* **Exercise goal**
Each line of the listing must be transcribed exactly, except for the images, which should be excluded.

* **Dataset extract**
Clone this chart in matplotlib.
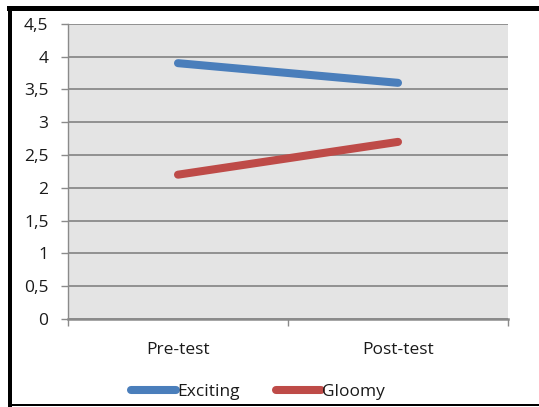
import matplotlib
matplotlib.use("Agg")
import matplotlib.pyplot as plt
from matplotlib.patches import Rectangle
from matplotlib.ticker import FixedLocator, NullFormatter, FixedFormatter

categories = ["Pre-test", "Post-test"]
exciting = [3.9, 3.6]
gloomy = [2.2, 2.7]
y_ticks = [0, 0.5, 1, 1.5, 2, 2.5, 3, 3.5, 4, 4.5]
y_labels = ["0", "0,5", "1", "1,5", "2", "2,5", "3", "3,5", "4", "4,5"]

W, H = 539, 407
plt.rcParams["font.family"] = ["Open Sans", "DejaVu Sans"]
FS = 12.5

fig = plt.figure(figsize=(W / 100, H / 100), dpi=100)
fig.patch.set_facecolor("white")

ax = fig.add_axes([68 / W, (H - 319) / H, (508 - 68) / W, (319 - 23.8) / H])
ax.set_facecolor("#e4e4e4")

grid_c = "#8a8a8a"
x = list(range(len(categories)))
ax.plot(x, exciting, color="#4a7ebb", lw=5.8, solid_capstyle="round", label="Exciting", zorder=3)
ax.plot(x, gloomy, color="#be4b48", lw=5.8, solid_capstyle="round", label="Gloomy", zorder=3)

ax.set_xlim(-0.5, len(categories) - 0.5)
ax.set_ylim(0, 4.5)

ax.yaxis.set_major_locator(FixedLocator(y_ticks))
ax.yaxis.set_major_formatter(FixedFormatter(y_labels))
ax.grid(axis="y", color=grid_c, lw=1.3, zorder=1)
ax.set_axisbelow(True)

ax.xaxis.set_major_locator(FixedLocator([-0.5, 0.5, 1.5]))
ax.xaxis.set_major_formatter(NullFormatter())
ax.xaxis.set_minor_locator(FixedLocator(x))
ax.xaxis.set_minor_formatter(FixedFormatter(categories))

ax.tick_params(axis="y", which="major", length=5, width=1, color=grid_c,
               labelsize=FS, labelcolor="#1a1a1a", pad=9)
ax.tick_params(axis="x", which="major", length=5, width=1, color=grid_c)
ax.tick_params(axis="x", which="minor", length=0, labelsize=FS,
               labelcolor="#1a1a1a", pad=16.5)

for side in ["top", "right"]:
    ax.spines[side].set_visible(False)
ax.spines["left"].set_color(grid_c)
ax.spines["left"].set_linewidth(1)
ax.spines["bottom"].set_color(grid_c)
ax.spines["bottom"].set_linewidth(1.8)

leg = fig.legend(loc="center", bbox_to_anchor=(258 / W, 1 - 392 / H), ncol=2,
                 frameon=False, fontsize=FS, handlelength=2.6,
                 handletextpad=0.05, columnspacing=2.1)
for t in leg.get_texts():
    t.set_color("#1a1a1a")

# frame around the chart
fig.add_artist(Rectangle((7 / W, 1 - 11 / H), 1 - 7 / W, 5 / H,
                         transform=fig.transFigure, color="black", lw=0))
fig.add_artist(Rectangle((8 / W, 0), 4 / W, 1 - 7 / H,
                         transform=fig.transFigure, color="black", lw=0))
fig.add_artist(Rectangle((8 / W, 1 / H), 1 - 8 / W, 2 / H,
                         transform=fig.transFigure, color="black", lw=0))

fig.savefig("out.png", dpi=100)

* **Full answer**
Clone this chart in matplotlib.
import matplotlib
matplotlib.use("Agg")
import matplotlib.pyplot as plt
from matplotlib.patches import Rectangle
from matplotlib.ticker import FixedLocator, NullFormatter, FixedFormatter

categories = ["Pre-test", "Post-test"]
exciting = [3.9, 3.6]
gloomy = [2.2, 2.7]
y_ticks = [0, 0.5, 1, 1.5, 2, 2.5, 3, 3.5, 4, 4.5]
y_labels = ["0", "0,5", "1", "1,5", "2", "2,5", "3", "3,5", "4", "4,5"]

W, H = 539, 407
plt.rcParams["font.family"] = ["Open Sans", "DejaVu Sans"]
FS = 12.5

fig = plt.figure(figsize=(W / 100, H / 100), dpi=100)
fig.patch.set_facecolor("white")

ax = fig.add_axes([68 / W, (H - 319) / H, (508 - 68) / W, (319 - 23.8) / H])
ax.set_facecolor("#e4e4e4")

grid_c = "#8a8a8a"
x = list(range(len(categories)))
ax.plot(x, exciting, color="#4a7ebb", lw=5.8, solid_capstyle="round", label="Exciting", zorder=3)
ax.plot(x, gloomy, color="#be4b48", lw=5.8, solid_capstyle="round", label="Gloomy", zorder=3)

ax.set_xlim(-0.5, len(categories) - 0.5)
ax.set_ylim(0, 4.5)

ax.yaxis.set_major_locator(FixedLocator(y_ticks))
ax.yaxis.set_major_formatter(FixedFormatter(y_labels))
ax.grid(axis="y", color=grid_c, lw=1.3, zorder=1)
ax.set_axisbelow(True)

ax.xaxis.set_major_locator(FixedLocator([-0.5, 0.5, 1.5]))
ax.xaxis.set_major_formatter(NullFormatter())
ax.xaxis.set_minor_locator(FixedLocator(x))
ax.xaxis.set_minor_formatter(FixedFormatter(categories))

ax.tick_params(axis="y", which="major", length=5, width=1, color=grid_c,
               labelsize=FS, labelcolor="#1a1a1a", pad=9)
ax.tick_params(axis="x", which="major", length=5, width=1, color=grid_c)
ax.tick_params(axis="x", which="minor", length=0, labelsize=FS,
               labelcolor="#1a1a1a", pad=16.5)

for side in ["top", "right"]:
    ax.spines[side].set_visible(False)
ax.spines["left"].set_color(grid_c)
ax.spines["left"].set_linewidth(1)
ax.spines["bottom"].set_color(grid_c)
ax.spines["bottom"].set_linewidth(1.8)

leg = fig.legend(loc="center", bbox_to_anchor=(258 / W, 1 - 392 / H), ncol=2,
                 frameon=False, fontsize=FS, handlelength=2.6,
                 handletextpad=0.05, columnspacing=2.1)
for t in leg.get_texts():
    t.set_color("#1a1a1a")

# frame around the chart
fig.add_artist(Rectangle((7 / W, 1 - 11 / H), 1 - 7 / W, 5 / H,
                         transform=fig.transFigure, color="black", lw=0))
fig.add_artist(Rectangle((8 / W, 0), 4 / W, 1 - 7 / H,
                         transform=fig.transFigure, color="black", lw=0))
fig.add_artist(Rectangle((8 / W, 1 / H), 1 - 8 / W, 2 / H,
                         transform=fig.transFigure, color="black", lw=0))

fig.savefig("out.png", dpi=100)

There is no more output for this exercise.